- [What the exercise asks]: Take the line containing "Give me the Altair source for this chart." as the first line and the line containing "import pandas as pd" as the last, and output that span verbatim without any images.

>> Start Dataset records

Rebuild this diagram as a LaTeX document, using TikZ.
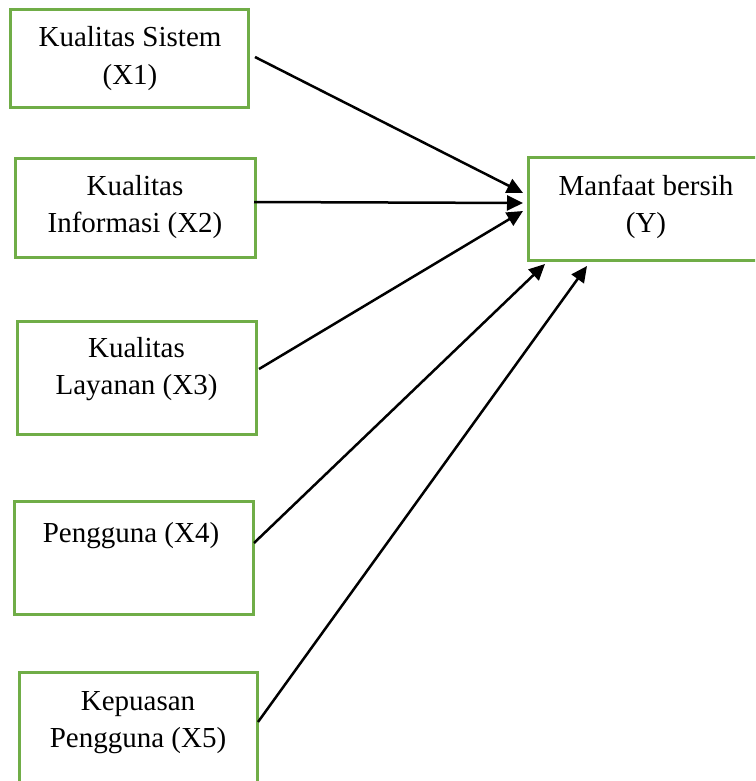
\documentclass[tikz,border=0pt]{standalone}
\usepackage{fontspec}
\setmainfont{Liberation Serif}
\usetikzlibrary{arrows.meta}
\definecolor{boxgreen}{RGB}{112,173,71}
\begin{document}
\begin{tikzpicture}[x=1pt,y=-1pt,
  box/.style={draw=boxgreen,line width=3pt,fill=white},
  lbl/.style={anchor=base,inner sep=0pt,font=\fontsize{29}{37.5}\selectfont},
  arr/.style={line width=2.5pt,-{Triangle[length=16pt,width=15pt]}}]
\useasboundingbox (0,0) rectangle (755,781);
\clip (0,0) rectangle (755,781);
% boxes
\path[box] (10,10) rectangle (248,108);
\path[box] (15,158) rectangle (255,257);
\path[box] (17,321) rectangle (256,434);
\path[box] (14,501) rectangle (253,614);
\path[box] (19,672) rectangle (257,795);
\path[box] (528,157) rectangle (770,260);
% labels
\node[lbl] (X1) at (130,47) {\begin{tabular}[t]{@{}c@{}}Kualitas Sistem\\(X1)\end{tabular}};
\node[lbl] (X2) at (135,195) {\begin{tabular}[t]{@{}c@{}}Kualitas\\Informasi (X2)\end{tabular}};
\node[lbl] (X3) at (136.5,357) {\begin{tabular}[t]{@{}c@{}}Kualitas\\Layanan (X3)\end{tabular}};
\node[lbl] (X4) at (131,542) {Pengguna (X4)};
\node[lbl] (X5) at (138,710) {\begin{tabular}[t]{@{}c@{}}Kepuasan\\Pengguna (X5)\end{tabular}};
\node[lbl] (Y) at (646,195) {\begin{tabular}[t]{@{}c@{}}Manfaat bersih\\(Y)\end{tabular}};
% connector end points
\coordinate (s1) at (255,57);
\coordinate (s2) at (254,202);
\coordinate (s3) at (259,369);
\coordinate (s4) at (254,543);
\coordinate (s5) at (258,722);
\coordinate (t1) at (523,193);
\coordinate (t2) at (523,203);
\coordinate (t3) at (523,211);
\coordinate (t4) at (545,264);
\coordinate (t5) at (587,266);
\draw[arr] (s1) -- (t1);
\draw[arr] (s2) -- (t2);
\draw[arr] (s3) -- (t3);
\draw[arr] (s4) -- (t4);
\draw[arr] (s5) -- (t5);
\end{tikzpicture}
\end{document}
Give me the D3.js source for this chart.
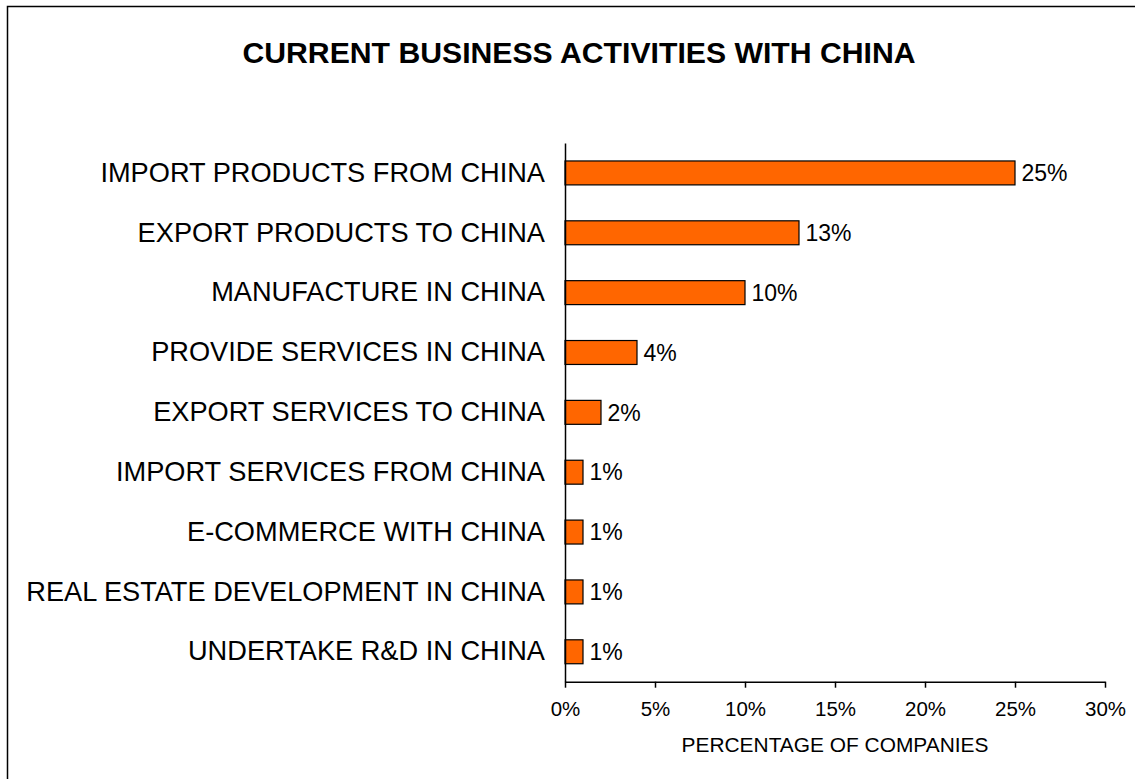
<!DOCTYPE html>
<html>
<head>
<meta charset="utf-8">
<script src="https://cdn.jsdelivr.net/npm/d3@7"></script>
<style>
  html, body { margin: 0; padding: 0; background: #fff; }
  svg { display: block; font-family: Arial, "Liberation Sans", sans-serif; }
</style>
</head>
<body>
<svg id="chart" width="1135" height="779"></svg>
<script>
// Survey results: share of companies engaged in each activity
const activities = [
  "IMPORT PRODUCTS FROM CHINA",
  "EXPORT PRODUCTS TO CHINA",
  "MANUFACTURE IN CHINA",
  "PROVIDE SERVICES IN CHINA",
  "EXPORT SERVICES TO CHINA",
  "IMPORT SERVICES FROM CHINA",
  "E-COMMERCE WITH CHINA",
  "REAL ESTATE DEVELOPMENT IN CHINA",
  "UNDERTAKE R&D IN CHINA"
];
const shares = [25, 13, 10, 4, 2, 1, 1, 1, 1];
const xTicks = [0, 5, 10, 15, 20, 25, 30];

const chartTitle = "CURRENT BUSINESS ACTIVITIES WITH CHINA";
const xTitle = "PERCENTAGE OF COMPANIES";

const svg = d3.select("#chart");

// Outer frame (runs off the right and bottom edges)
svg.append("rect")
  .attr("x", 7.5).attr("y", 6.5)
  .attr("width", 1300).attr("height", 1000)
  .attr("fill", "none")
  .attr("stroke", "#000")
  .attr("stroke-width", 1.5);

const x = d3.scaleLinear().domain([0, 30]).range([565, 1105]);
const y = d3.scaleBand()
  .domain(activities)
  .range([143, 681.7])
  .paddingInner(0.6)
  .paddingOuter(0.3);

// Title
svg.append("text")
  .attr("x", 579).attr("y", 63)
  .attr("text-anchor", "middle")
  .attr("font-size", 30.2)
  .attr("font-weight", "bold")
  .text(chartTitle);

// Bars
svg.append("g").selectAll("rect")
  .data(activities)
  .join("rect")
  .attr("x", x(0))
  .attr("y", d => y(d))
  .attr("width", (d, i) => x(shares[i]) - x(0))
  .attr("height", y.bandwidth())
  .attr("fill", "#FF6600")
  .attr("stroke", "#000")
  .attr("stroke-width", 1.2);

// Value labels
svg.append("g").selectAll("text")
  .data(activities)
  .join("text")
  .attr("x", (d, i) => x(shares[i]) + 6.5)
  .attr("y", d => y(d) + y.bandwidth() / 2)
  .attr("dy", "0.36em")
  .attr("font-size", 23)
  .attr("fill", "#000")
  .text((d, i) => shares[i] + "%");

// Category axis
const yAxis = svg.append("g")
  .attr("transform", `translate(${x(0)},0)`)
  .call(d3.axisLeft(y).tickSize(0).tickPadding(20));
yAxis.select(".domain").attr("stroke", "#000").attr("stroke-width", 1.5);
yAxis.selectAll("text")
  .attr("font-size", 27.2)
  .attr("font-family", "Arial, 'Liberation Sans', sans-serif")
  .attr("fill", "#000");

// Value axis
const xAxis = svg.append("g")
  .attr("transform", `translate(0,${y.range()[1]})`)
  .call(d3.axisBottom(x)
    .tickValues(xTicks)
    .tickFormat(d => d + "%")
    .tickSizeInner(6)
    .tickSizeOuter(0)
    .tickPadding(14));
xAxis.select(".domain").attr("stroke", "#000").attr("stroke-width", 1.5);
xAxis.selectAll(".tick line").attr("stroke", "#000").attr("stroke-width", 1.5);
xAxis.selectAll("text")
  .attr("font-size", 20.5)
  .attr("font-family", "Arial, 'Liberation Sans', sans-serif")
  .attr("fill", "#000");

// Axis title
svg.append("text")
  .attr("x", 835).attr("y", 752)
  .attr("text-anchor", "middle")
  .attr("font-size", 20.9)
  .text(xTitle);
</script>
</body>
</html>
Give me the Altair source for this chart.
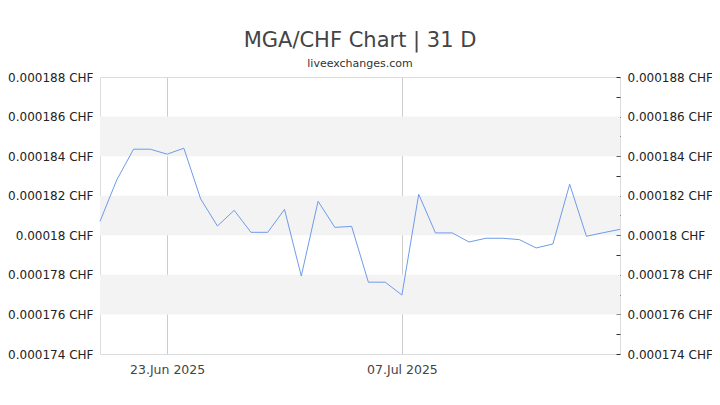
import altair as alt
import pandas as pd

# Data
dates = pd.date_range("2025-06-19", periods=32, freq="D").strftime("%Y-%m-%dT00:00:00").tolist()
rates = [
    0.0001807, 0.0001828, 0.00018435, 0.00018435, 0.0001841, 0.0001844,
    0.00018184, 0.00018047, 0.00018126, 0.00018015, 0.00018015, 0.00018131,
    0.00017794, 0.00018172, 0.0001804, 0.00018045, 0.00017763, 0.00017763,
    0.00017698, 0.00018207, 0.00018012, 0.00018012, 0.00017966, 0.00017985,
    0.00017985, 0.00017978, 0.00017936, 0.00017956, 0.00018258, 0.00017995,
    0.00018013, 0.0001803,
]
band_lo = [0.000176, 0.000180, 0.000184]
band_hi = [0.000178, 0.000182, 0.000186]
y_domain = [0.000174, 0.000188]
label_values = [0.000174, 0.000176, 0.000178, 0.000180, 0.000182, 0.000184, 0.000186, 0.000188]
tick_values = [0.000174 + i * 0.000001 for i in range(15)]

df = pd.DataFrame({"date": dates, "rate": rates})
bands = pd.DataFrame({"lo": band_lo, "hi": band_hi})

FONT = "DejaVu Sans"
W, H = 520, 277

x_domain = [alt.DateTime(year=2025, month=6, date=19), alt.DateTime(year=2025, month=7, date=20)]
x_vals = [alt.DateTime(year=2025, month=6, date=23), alt.DateTime(year=2025, month=7, date=7)]

band_layer = alt.Chart(bands).mark_rect(color="#f3f3f3").encode(
    y=alt.Y("lo:Q", scale=alt.Scale(domain=y_domain, zero=False, nice=False),
            axis=alt.Axis(orient="right", values=tick_values, offset=-4, tickSize=4,
                          tickColor="#333", domain=False, grid=False, labelPadding=7,
                          labelExpr="round(datum.value*1e6) % 2 == 0 ? format(datum.value, '.6~f') + ' CHF' : ''",
                          labelFont=FONT, labelFontSize=12, labelColor="#222", title=None)),
    y2="hi:Q",
)

line_layer = alt.Chart(df).mark_line(color="#6f9bea", strokeWidth=1).encode(
    x=alt.X("date:T", scale=alt.Scale(domain=x_domain),
            axis=alt.Axis(values=x_vals, format="%d.%b %Y", ticks=False, domain=False,
                          grid=True, gridColor="#cccccc", gridWidth=1,
                          labelFont=FONT, labelFontSize=12.5, labelColor="#444",
                          labelPadding=9, title=None)),
    y=alt.Y("rate:Q", scale=alt.Scale(domain=y_domain, zero=False, nice=False),
            axis=alt.Axis(orient="left", values=label_values, ticks=False, domain=False,
                          grid=False, labelPadding=7,
                          labelExpr="format(datum.value, '.6~f') + ' CHF'",
                          labelFont=FONT, labelFontSize=12, labelColor="#222", title=None)),
)

chart = alt.layer(band_layer, line_layer).resolve_scale(y="independent").properties(
    width=W, height=H,
    autosize=alt.AutoSizeParams(type="none"),
    padding={"left": 92, "top": 69, "right": 92, "bottom": 43},
    title=alt.TitleParams(
        text="MGA/CHF Chart | 31 D",
        subtitle="liveexchanges.com",
        font=FONT, fontSize=21, fontWeight="normal", color="#444",
        subtitleFont=FONT, subtitleFontSize=11, subtitleColor="#333",
        subtitlePadding=7, anchor="middle", offset=2,
    ),
).configure_view(stroke="#d4d4d4", strokeWidth=1).configure(background="white")

chart.save("out.html", embed_options={"renderer": "svg", "actions": False})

>> End Dataset records

- [Worked answer]:
Give me the Altair source for this chart.
import altair as alt
import pandas as pd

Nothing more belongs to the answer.